-- start of ENTRIES PROVIDED --

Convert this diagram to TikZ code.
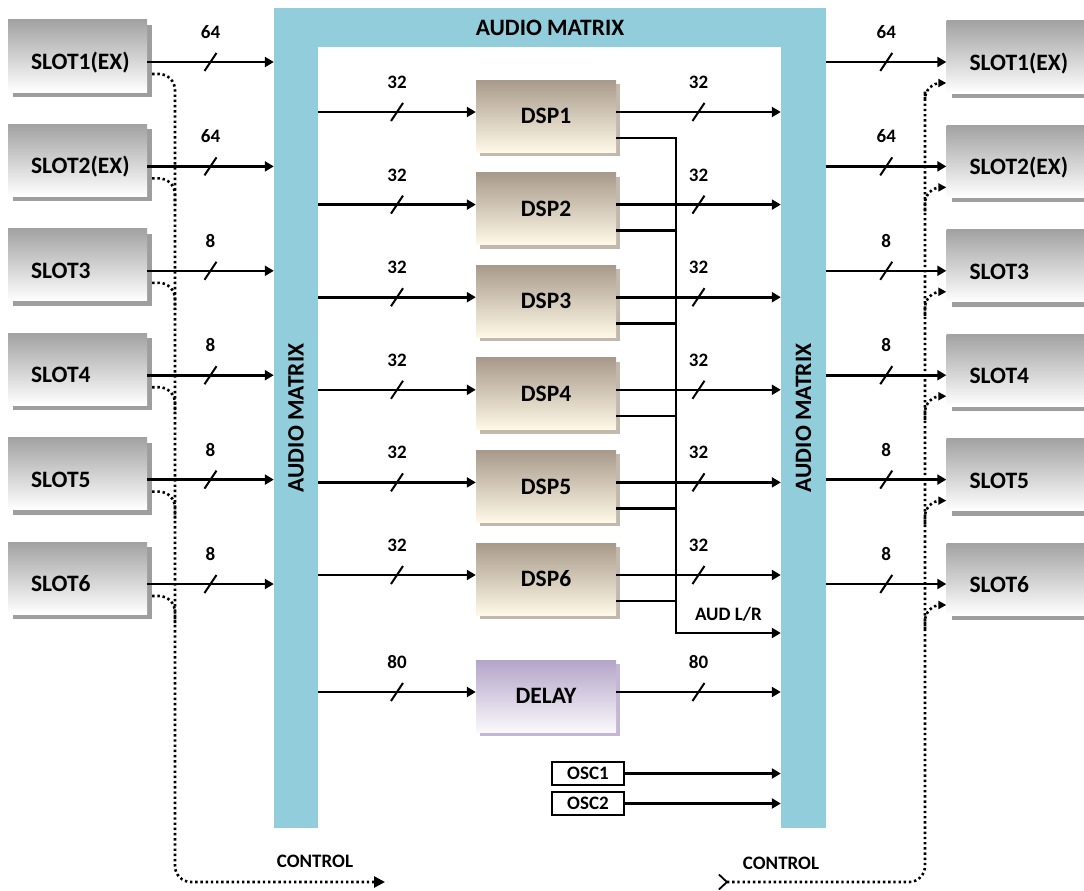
\documentclass[tikz,border=0pt]{standalone}
\usepackage{fontspec}
\setmainfont{Carlito}
\usetikzlibrary{arrows.meta,positioning,shadows,calc,decorations.markings}

\definecolor{mtxblue}{HTML}{92CDDC}
\definecolor{slottop}{HTML}{A2A2A2}
\definecolor{dsptop}{HTML}{A89A8A}
\definecolor{dspmid}{HTML}{F1E4CE}
\definecolor{dspbot}{HTML}{FFF9E8}
\definecolor{dlytop}{HTML}{B4A5C8}
\definecolor{dlymid}{HTML}{E4DDEC}
\definecolor{dlybot}{HTML}{FAF8FC}

\begin{document}
\begin{tikzpicture}[x=1pt, y=-1pt,
  big/.style={font=\fontsize{23.5pt}{23.5pt}\selectfont\bfseries},
  small/.style={font=\fontsize{19pt}{19pt}\selectfont\bfseries},
  bar/.style={fill=mtxblue, inner sep=0pt},
  slot/.style={big, top color=slottop, middle color=black!7, bottom color=white,
    minimum width=139pt, minimum height=72pt, text width=93pt, inner xsep=23pt, align=left,
    text height=27pt, text depth=0pt,
    drop shadow={shadow xshift=5pt, shadow yshift=-5pt, fill=black!38, opacity=1}},
  dsp/.style={big, top color=dsptop, middle color=dspmid, bottom color=dspbot,
    minimum width=140pt, minimum height=72pt,
    drop shadow={shadow xshift=4pt, shadow yshift=-4pt, fill=dsptop!70, opacity=1}},
  dly/.style={dsp, top color=dlytop, middle color=dlymid, bottom color=dlybot,
    drop shadow={shadow xshift=4pt, shadow yshift=-4pt, fill=dlytop!80, opacity=1}},
  osc/.style={small, draw, line width=1.4pt, fill=white, minimum width=72pt, minimum height=23pt, inner sep=0pt},
  line/.style={line width=2.6pt},
  sig/.style={line, -{Triangle[length=9pt,width=10pt]}},
  slash/.style={postaction={decorate}, decoration={markings,
    mark=at position #1 with {\draw[-, solid, line width=2pt] (-6pt,-9pt) -- (6pt,9pt);}}},
  slash/.default=0.5,
  num/.style={small, inner sep=0pt, above=22pt},
  ctrl/.style={line width=2.6pt, dash pattern=on 2.4pt off 2.8pt, rounded corners=16pt}]

  \useasboundingbox (0,0) rectangle (1084,891);

  % audio matrix frame
  \node[bar, minimum width=552pt, minimum height=39pt, big] (mtop) at (550,27.5) {AUDIO MATRIX};
  \node[bar, minimum width=44pt, minimum height=820pt] (lbar) at (296,418) {};
  \node[bar, minimum width=45pt, minimum height=820pt] (rbar) at (803.5,418) {};
  \node[big, rotate=90] (lbartxt) at (lbar) {AUDIO MATRIX};
  \node[big, rotate=90] (rbartxt) at (rbar) {AUDIO MATRIX};

  % slots
  \foreach \i/\t in {1/SLOT1(EX),2/SLOT2(EX),3/SLOT3,4/SLOT4,5/SLOT5,6/SLOT6}{
    \node[slot] (lslot\i) at (77.5,{56+(\i-1)*104.4}) {\t};
    \node[slot] (rslot\i) at (1016,{57+(\i-1)*104.4}) {\t};
  }

  % dsp blocks
  \foreach \i in {1,...,6}
    \node[dsp] (dsp\i) at (546,{116+(\i-1)*92.6}) {DSP\i};
  \node[dly] (delay) at (546,696) {DELAY};
  \node[osc] (osc1) at (588,773.5) {OSC1};
  \node[osc] (osc2) at (588,803.5) {OSC2};

  % slot signals
  \foreach \i/\n in {1/64,2/64,3/8,4/8,5/8,6/8}{
    \draw[sig, slash] ([yshift=-6pt]lslot\i.east) -- ([yshift=-6pt]lslot\i.east -| lbar.west)
      node[midway, num] {\n};
    \draw[sig, slash] ([yshift=-5pt]rslot\i.west -| rbar.east) -- ([yshift=-5pt]rslot\i.west)
      node[midway, num] {\n};
  }

  % dsp signals
  \foreach \i in {1,...,6}{
    \draw[sig, slash] ([yshift=4pt]dsp\i.west -| lbar.east) -- ([yshift=4pt]dsp\i.west)
      node[midway, num] {32};
    \draw[sig, slash] ([yshift=4pt]dsp\i.east) -- ([yshift=4pt]dsp\i.east -| rbar.west)
      node[midway, num] {32};
  }
  \draw[sig, slash] ([yshift=4pt]delay.west -| lbar.east) -- ([yshift=4pt]delay.west)
    node[midway, num] {80};
  \draw[sig, slash] ([yshift=4pt]delay.east) -- ([yshift=4pt]delay.east -| rbar.west)
    node[midway, num] {80};

  % aud l/r bus
  \coordinate (audlr) at (676,633);
  \draw[sig] ([yshift=-22pt]dsp1.east) -| (audlr) -- (audlr -| rbar.west)
    node[midway, small, inner sep=0pt, above=10pt] (audtxt) {AUD L/R};
  \foreach \i in {2,...,6}
    \draw[line] ([yshift=-22pt]dsp\i.east) -- ([yshift=-22pt]dsp\i.east -| audlr);

  % oscillators
  \draw[sig] (osc1.east) -- (osc1.east -| rbar.west);
  \draw[sig] (osc2.east) -- (osc2.east -| rbar.west);

  % control
  \coordinate (lbus) at (175,0);
  \coordinate (lctl) at (385,882);
  \coordinate (rbus) at (925,0);
  \coordinate (rctl) at (718,882);
  \draw[ctrl, -{Triangle[length=11pt,width=11pt]}] ([xshift=5pt,yshift=-18pt]lslot1.east) -| (lbus |- lctl) -- (lctl);
  \foreach \i in {2,...,6}
    \draw[ctrl] ([xshift=5pt,yshift=-18pt]lslot\i.east) -| ([yshift=-45pt]lbus |- lslot\i.east);
  \draw[ctrl, {Straight Barb[reversed,length=8pt,width=15pt,line width=1.8pt]}-{Triangle[length=8pt,width=8pt]}]
    (rctl) -| ([yshift=-50pt]rbus |- rslot1.west) |- ([yshift=-26pt]rslot1.west);
  \foreach \i in {2,...,6}
    \draw[ctrl, -{Triangle[length=8pt,width=8pt]}] ([yshift=-50pt]rbus |- rslot\i.west) |- ([yshift=-26pt]rslot\i.west);
  \node[small] (lctltxt) at (315,861) {CONTROL};
  \node[small] (rctltxt) at (781,863) {CONTROL};
\end{tikzpicture}
\end{document}
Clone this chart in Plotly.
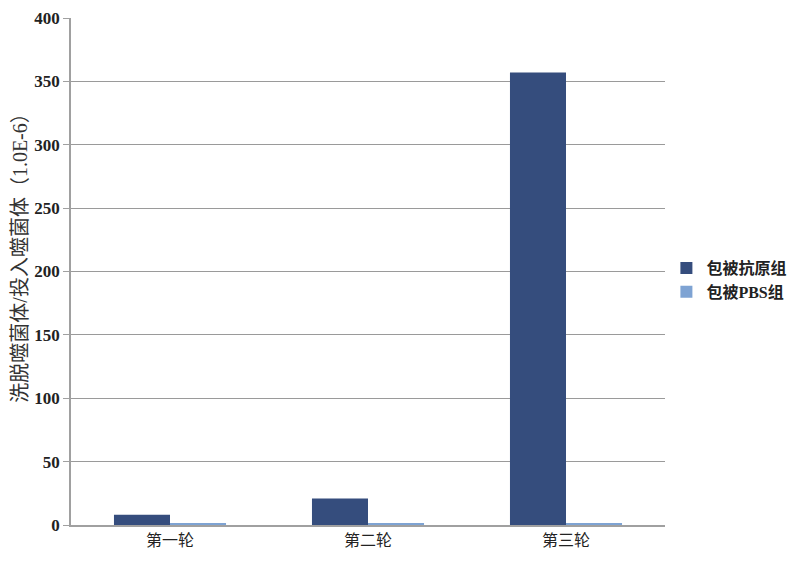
import plotly.graph_objects as go

categories = ["第一轮", "第二轮", "第三轮"]
antigen_values = [8, 21, 357]
pbs_values = [1.2, 1.0, 1.0]
series_names = ["包被抗原组", "包被PBS组"]
y_ticks = [0, 50, 100, 150, 200, 250, 300, 350, 400]
y_title = "洗脱噬菌体/投入噬菌体（1.0E-6）"

fig = go.Figure()
fig.add_trace(go.Bar(x=categories, y=antigen_values, name=series_names[0],
                     marker=dict(color="#354d7d", line=dict(width=0))))
fig.add_trace(go.Bar(x=categories, y=pbs_values, name=series_names[1],
                     marker=dict(color="#7ea3d3", line=dict(width=0))))

fig.update_layout(
    width=800, height=561,
    margin=dict(l=63, r=143, t=10, b=44, autoexpand=False),
    plot_bgcolor="white", paper_bgcolor="white",
    barmode="group", bargap=0.434, bargroupgap=0,
    font=dict(family="Liberation Serif, Noto Sans CJK SC", color="#222"),
    legend=dict(xref="container", yref="container", x=0.823, y=0.515,
                yanchor="middle", xanchor="left",
                font=dict(size=16, family="Liberation Serif, Noto Sans CJK SC", color="#222", weight="bold"),
                itemwidth=30, tracegroupgap=4),
    showlegend=True,
    annotations=[dict(text=y_title, xref="paper", yref="paper",
                      x=-0.086, y=0.537, xanchor="center", yanchor="middle",
                      textangle=-90, showarrow=False,
                      font=dict(size=20, family="Liberation Serif, Noto Sans CJK SC", color="#333"))],
)
fig.update_xaxes(showline=True, linecolor="#a0a0a0", linewidth=1.5,
                 tickfont=dict(size=16, family="Liberation Serif, Noto Sans CJK SC"),
                 ticks="", showgrid=False, automargin=False)
fig.update_yaxes(range=[0, 400], tickvals=y_ticks, automargin=False,
                 showline=True, linecolor="#a0a0a0", linewidth=1.5,
                 ticks="outside", ticklen=6, tickcolor="#a0a0a0",
                 gridcolor="#9a9a9a", gridwidth=1, ticklabeloverflow="allow",
                 tickfont=dict(size=17, family="Liberation Serif", color="#222", weight="bold"),
                 zeroline=False)

fig.write_html("out.html")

-- end of ENTRIES PROVIDED --

Do not include the pictures. Quote only the lines from the line with "Clone this chart in Plotly." through the end of the material, both ends included, exactly.

• [THE ANSWER]:
Clone this chart in Plotly.
import plotly.graph_objects as go

categories = ["第一轮", "第二轮", "第三轮"]
antigen_values = [8, 21, 357]
pbs_values = [1.2, 1.0, 1.0]
series_names = ["包被抗原组", "包被PBS组"]
y_ticks = [0, 50, 100, 150, 200, 250, 300, 350, 400]
y_title = "洗脱噬菌体/投入噬菌体（1.0E-6）"

fig = go.Figure()
fig.add_trace(go.Bar(x=categories, y=antigen_values, name=series_names[0],
                     marker=dict(color="#354d7d", line=dict(width=0))))
fig.add_trace(go.Bar(x=categories, y=pbs_values, name=series_names[1],
                     marker=dict(color="#7ea3d3", line=dict(width=0))))

fig.update_layout(
    width=800, height=561,
    margin=dict(l=63, r=143, t=10, b=44, autoexpand=False),
    plot_bgcolor="white", paper_bgcolor="white",
    barmode="group", bargap=0.434, bargroupgap=0,
    font=dict(family="Liberation Serif, Noto Sans CJK SC", color="#222"),
    legend=dict(xref="container", yref="container", x=0.823, y=0.515,
                yanchor="middle", xanchor="left",
                font=dict(size=16, family="Liberation Serif, Noto Sans CJK SC", color="#222", weight="bold"),
                itemwidth=30, tracegroupgap=4),
    showlegend=True,
    annotations=[dict(text=y_title, xref="paper", yref="paper",
                      x=-0.086, y=0.537, xanchor="center", yanchor="middle",
                      textangle=-90, showarrow=False,
                      font=dict(size=20, family="Liberation Serif, Noto Sans CJK SC", color="#333"))],
)
fig.update_xaxes(showline=True, linecolor="#a0a0a0", linewidth=1.5,
                 tickfont=dict(size=16, family="Liberation Serif, Noto Sans CJK SC"),
                 ticks="", showgrid=False, automargin=False)
fig.update_yaxes(range=[0, 400], tickvals=y_ticks, automargin=False,
                 showline=True, linecolor="#a0a0a0", linewidth=1.5,
                 ticks="outside", ticklen=6, tickcolor="#a0a0a0",
                 gridcolor="#9a9a9a", gridwidth=1, ticklabeloverflow="allow",
                 tickfont=dict(size=17, family="Liberation Serif", color="#222", weight="bold"),
                 zeroline=False)

fig.write_html("out.html")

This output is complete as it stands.